During his keynote address at the Edinburgh International TV Festival, Armando Iannucci had some characteristically…colorful things to say about the state of television, The Hollywood Reporter‘s Alex Ritman writes.
The creator of Veep and The Thick of It dedicated his speech to defending the BBC, which currently faces a 20%, $1.2 billion budget cut. The government appointed “panel of experts” evaluating the BBC, Iannucci pointed out, was comprised entirely of business-side rather than creative professionals, a situation he compared to “a car company [that] was looking into what car it should make next, but only spoke to managers and not to any of the engineers. Or drivers.”

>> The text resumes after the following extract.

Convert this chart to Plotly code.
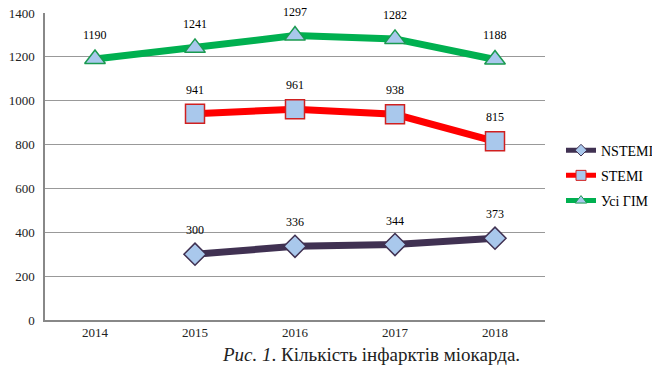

Iannucci compared the British system unfavorably to that of the United States, where the governor of Maryland personally visited the set of Veep “to thank us for the work we were bringing to Maryland. Our true, essential, role in the business of making good television was acknowledged.”
The BBC, Iannucci argued, is a critically important British institution, the owner of the only British-operated website in the world’s top 100 and an important bulwark of quality in an era when it’s easier than ever to create art. Here’s where it gets good:
Everyone wants to make television. The bad news is, everyone wants to make television. Cheaper, user-friendly technology means we’re living in both the Golden Age of TV, and a global bucket of swill. For every Sherlock and Breaking Bad, there’s a billion more people filming their brother squirt baked beans from his nose and anus.
Already missing Iannucci’s presence in the fifth season of Veep? Yeah, us too.